Delete All Matching Tuples

// Delete all edges from node 5
-edge(5, Y) <- edge(5, Y)

// Delete all high earners
-employee(Name, Dept, Salary) <-
  employee(Name, Dept, Salary),
  Salary > 100000

Delete a Rule

To delete a persistent rule:

-reachable

This drops the rule named reachable. To delete all facts from a relation, use a conditional delete:

-person(X, Y, Z) <- person(X, Y, Z)  // Delete all tuples

To drop a relation entirely (schema + data), use the meta command:

.rel drop person

Schema Inference

When no schema is declared, it's inferred from the first insert:

+person("alice", 30)          // Inferred: person(string, int)
+person("bob", 25)            // OK: matches inferred schema
+person("charlie", "young")   // ERROR: type mismatch (string vs int)

Transient vs Persistent

Persistent Schema (+ prefix)

Stored in the database catalog:

+person(id: int, name: string, age: int)

Transient Schema (no prefix)

Session-only, cleared on database switch:

temp(x: int, y: int)
temp(1, 2)
temp(3, 4)
// Cleared when switching databases

Use transient schemas for:

  • REPL exploration with type safety
  • Temporary working data
  • Testing schema designs before persisting

Rules (Views)

Rule Identity

A view (derived relation) is identified by its head predicate name. A view contains one or more rules:

+reachable(X, Y) <- edge(X, Y)                   // Creates view, adds rule 1
+reachable(X, Y) <- reachable(X, Z), edge(Z, Y)  // Adds rule 2 to same view

Deleting Views

Delete an entire view with:

-reachable

Individual rule clauses can be removed using .rule remove:

.rule remove reachable 1   // Remove first clause of 'reachable' rule
.rule drop reachable       // Remove entire 'reachable' rule (all clauses)

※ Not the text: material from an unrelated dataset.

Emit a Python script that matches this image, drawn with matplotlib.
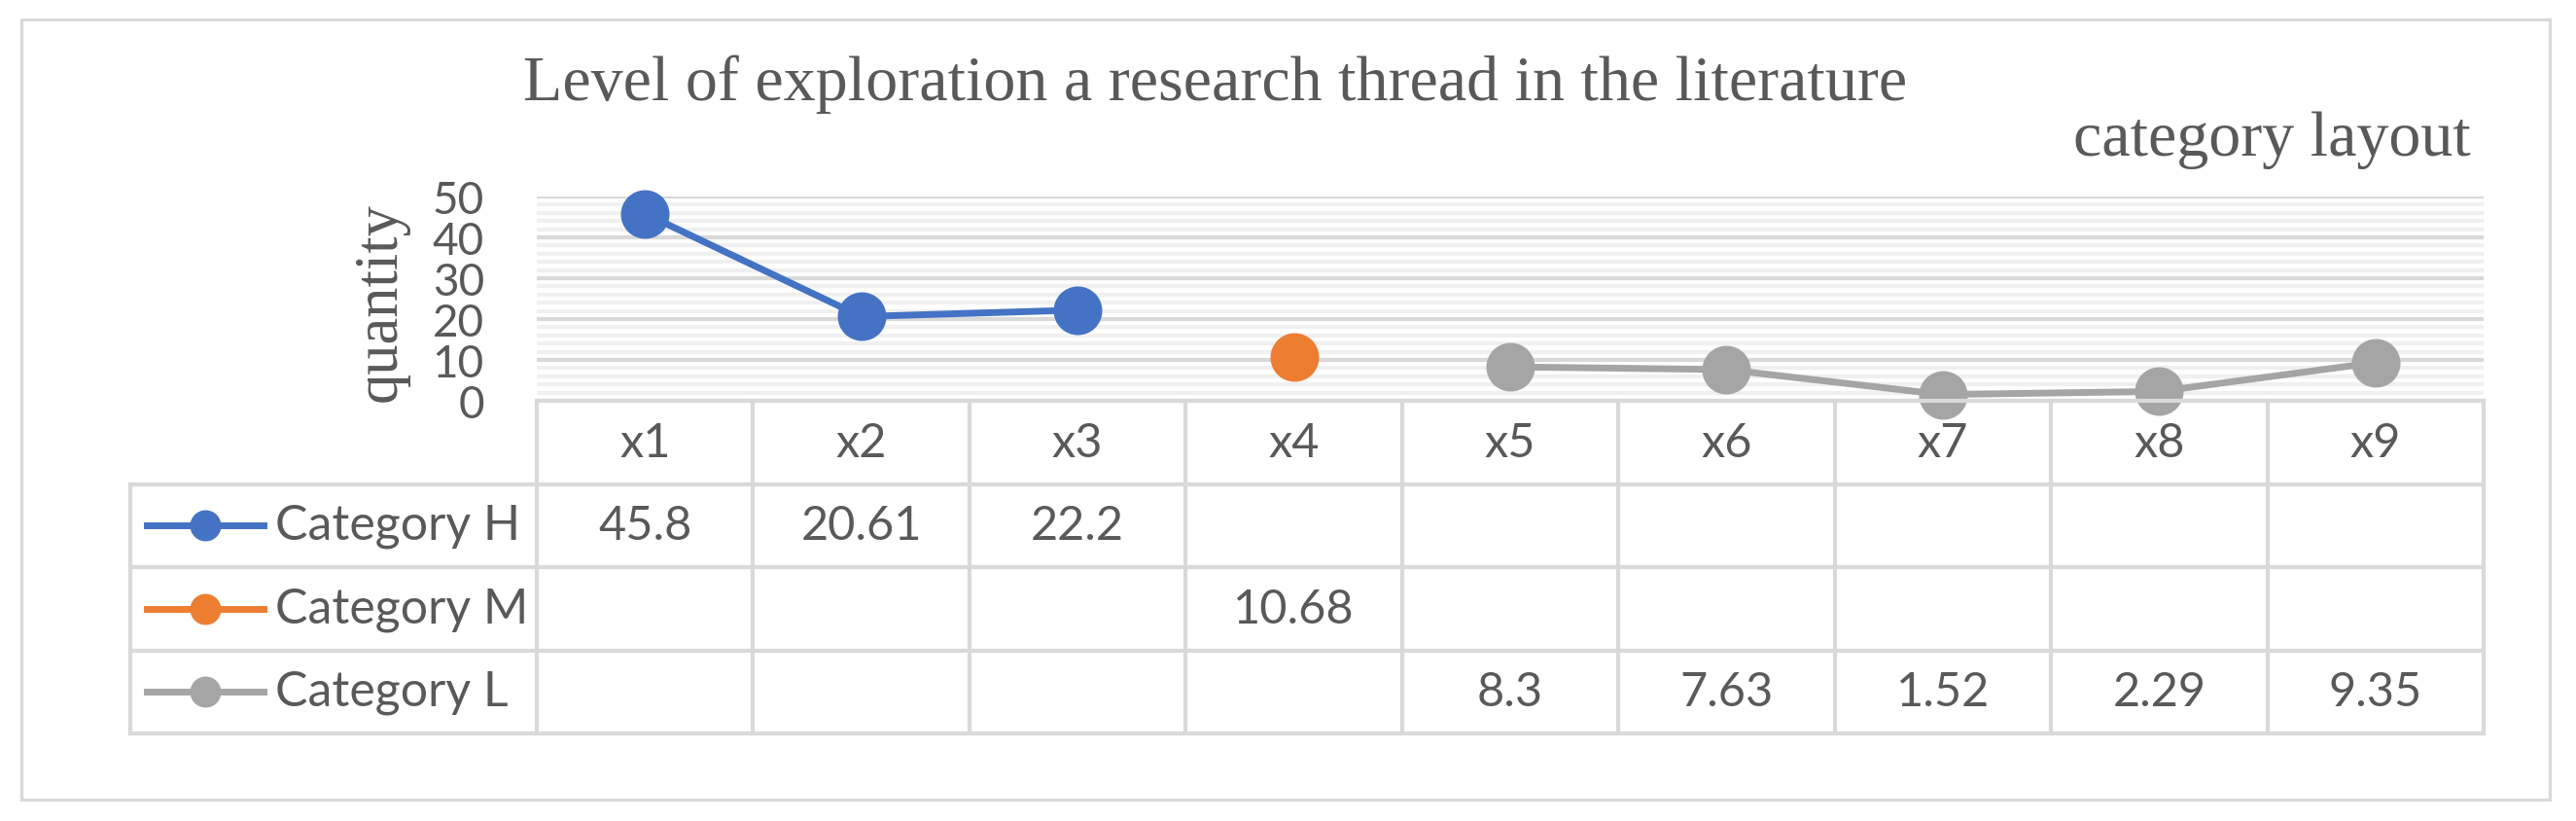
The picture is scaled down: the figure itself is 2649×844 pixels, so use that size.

Or use file-based workflow:

.rule clear reachable
.load views/reachable.idl

Session Rules

Rules without + are transient:

temp(X, Y) <- edge(X, Y), X < Y

Session rules:

  • Are not persisted
  • Are cleared on database switch
  • Support recursion (full fixed-point iteration)

File-Based Workflow

For complex views with many rules, use .idl script files:

// views/reachable.idl
+reachable(X, Y) <- edge(X, Y)
+reachable(X, Y) <- reachable(X, Z), edge(Z, Y)

Example Workflow

// Initial load
.load views/access_control.idl

// After modifying the file, clear rules first then reload
.rule clear access_control
.load views/access_control.idl

Best Practices

1. Use Explicit Schemas

Explicit schemas catch type errors early:

+employee(id: int, name: string, salary: float)

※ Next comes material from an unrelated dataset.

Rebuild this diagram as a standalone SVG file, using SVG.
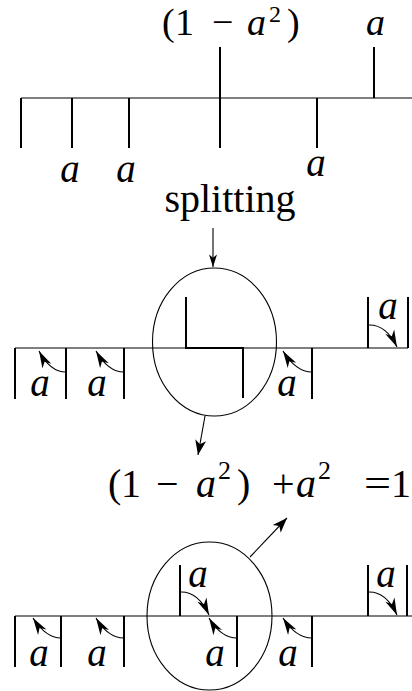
<svg xmlns="http://www.w3.org/2000/svg" width="412" height="691" viewBox="0 0 412 691">
<style>
.bg{fill:#fff}
.axis{stroke:#000;stroke-width:1.2;fill:none}
.tick{stroke:#000;stroke-width:2;fill:none}
.ell{stroke:#000;stroke-width:1.1;fill:none}
.carc{stroke:#000;stroke-width:1.1;fill:none;marker-end:url(#chead)}
.conn{stroke:#000;stroke-width:1.1;fill:none}
.m{font-family:"Liberation Serif","Times New Roman",serif;font-size:40px;fill:#000}
.t{font-size:38px}
.i{font-style:italic}
.sup{font-size:26px}
.sup2{font-size:24px}
.lab{font-family:"Liberation Serif","Times New Roman",serif;font-size:39px;font-style:italic;fill:#000;text-anchor:middle}
</style>
<defs>
<marker id="chead" markerUnits="userSpaceOnUse" markerWidth="22" markerHeight="22" viewBox="-20 -10 22 20" refX="0" refY="0" orient="auto">
<path d="M0,0 L-17,-5 L-12,0 L-17,5 Z" fill="#000"/>
</marker>
<marker id="ahead" markerUnits="userSpaceOnUse" markerWidth="22" markerHeight="22" viewBox="-20 -10 22 20" refX="0" refY="0" orient="auto">
<path d="M0,0 L-15,-5.5 L-11,0 L-15,5.5 Z" fill="#000"/>
</marker>
<marker id="shead" markerUnits="userSpaceOnUse" markerWidth="16" markerHeight="16" viewBox="-12 -6 14 12" refX="0" refY="0" orient="auto">
<path d="M0,0 L-11,-3.5 L-8,0 L-11,3.5 Z" fill="#000"/>
</marker>
</defs>
<rect class="bg" x="0" y="0" width="412" height="691"/>

<g id="top-row">
<line class="axis" x1="21" y1="98" x2="412" y2="98"/>
<path class="tick" d="M21,98V148 M72,98V148 M129,98V148 M220,47V148 M317,98V148 M374,47V98"/>
<text class="m t"><tspan x="162" y="35">(</tspan><tspan x="175" y="35">1</tspan><tspan x="212" y="35">−</tspan><tspan class="i" x="247" y="35">a</tspan><tspan class="sup2" x="269" y="22">2</tspan><tspan x="287" y="35">)</tspan></text>
<text class="m t i" x="366" y="35">a</text>
<text class="lab" x="70" y="182">a</text>
<text class="lab" x="126" y="182">a</text>
<text class="lab" x="316" y="176">a</text>
</g>

<g id="splitting-label">
<text class="m" x="230" y="212" text-anchor="middle">splitting</text>
</g>

<g id="middle-row">
<line class="axis" x1="15" y1="348" x2="408" y2="348"/>
<ellipse id="split-circle" class="ell" cx="214.5" cy="342" rx="62" ry="74"/>
<path class="tick" d="M186,297V348H243V398"/>
<path class="tick" d="M15,348V399 M66,348V399 M124,348V399 M312,348V399 M368,297V348 M408,297V348"/>
<path class="carc" d="M66,372 Q50,372 39,351"/>
<path class="carc" d="M124,372 Q108,372 96,351"/>
<path class="carc" d="M312,372 Q296,372 283,351"/>
<path class="carc" d="M368,325 Q386,324 397,347"/>
<text class="lab" x="40" y="396">a</text>
<text class="lab" x="97" y="396">a</text>
<text class="lab" x="287" y="396">a</text>
<text class="lab" x="388" y="319">a</text>
</g>

<g id="sum-formula">
<text class="m"><tspan x="108" y="497">(</tspan><tspan x="121" y="497">1</tspan><tspan x="156" y="497">−</tspan><tspan class="i" x="196" y="497">a</tspan><tspan class="sup" x="218" y="479">2</tspan><tspan x="237" y="497">)</tspan><tspan x="272" y="497">+</tspan><tspan class="i" x="296" y="497">a</tspan><tspan class="sup" x="318" y="479">2</tspan></text>
<text class="m" transform="translate(364,497) scale(1.2,1)" x="0" y="0">=</text>
<text class="m" x="411" y="497" text-anchor="end">1</text>
</g>

<g id="bottom-row">
<line class="axis" x1="15" y1="616" x2="412" y2="616"/>
<ellipse id="merge-circle" class="ell" cx="209.5" cy="616" rx="62.5" ry="74"/>
<path class="tick" d="M15,616V667 M61,616V667 M124,616V667 M237,616V667 M312,616V667 M180,565V616 M368,565V616 M407,565V616"/>
<path class="carc" d="M61,638 Q46,638 33,618"/>
<path class="carc" d="M124,638 Q108,638 96,618"/>
<path class="carc" d="M237,638 Q221,638 209,618"/>
<path class="carc" d="M312,638 Q296,638 283,618"/>
<path class="carc" d="M180,592 Q198,591 209,615"/>
<path class="carc" d="M368,592 Q386,591 397,615"/>
<text class="lab" x="39" y="666">a</text>
<text class="lab" x="97" y="666">a</text>
<text class="lab" x="215" y="666">a</text>
<text class="lab" x="288" y="666">a</text>
<text class="lab" x="198" y="587">a</text>
<text class="lab" x="386" y="587">a</text>
</g>

<g id="connectors">
<line class="conn" x1="213" y1="228" x2="213" y2="267" marker-end="url(#shead)"/>
<line class="conn" x1="205" y1="416" x2="198" y2="455" marker-end="url(#ahead)"/>
<line class="conn" x1="250" y1="557" x2="287" y2="518" marker-end="url(#ahead)"/>
</g>
</svg>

2. Use Conditional Deletes for Unknown Values

// Update all employees in a department
-employee(Id, OldDept, Name), +employee(Id, "Engineering", Name) <-
  employee(Id, OldDept, Name),
  OldDept = "Legacy"

3. Use File-Based Workflow for Complex Rules

Keep rule definitions in version-controlled files:

views/
  access_control.idl
  graph_analysis.idl
  reporting.idl

4. Use Persistent Rules for Automatic Materialization

Persistent rules are automatically materialized and updated when base data changes:

// Session rules compute fresh each query:
reachable(X, Y) <- edge(X, Y)
reachable(X, Y) <- reachable(X, Z), edge(Z, Y)

// Persistent rules materialize and cache results:
+reachable(X, Y) <- edge(X, Y)
+reachable(X, Y) <- reachable(X, Z), edge(Z, Y)

Both session and persistent rules support full recursion with fixed-point iteration.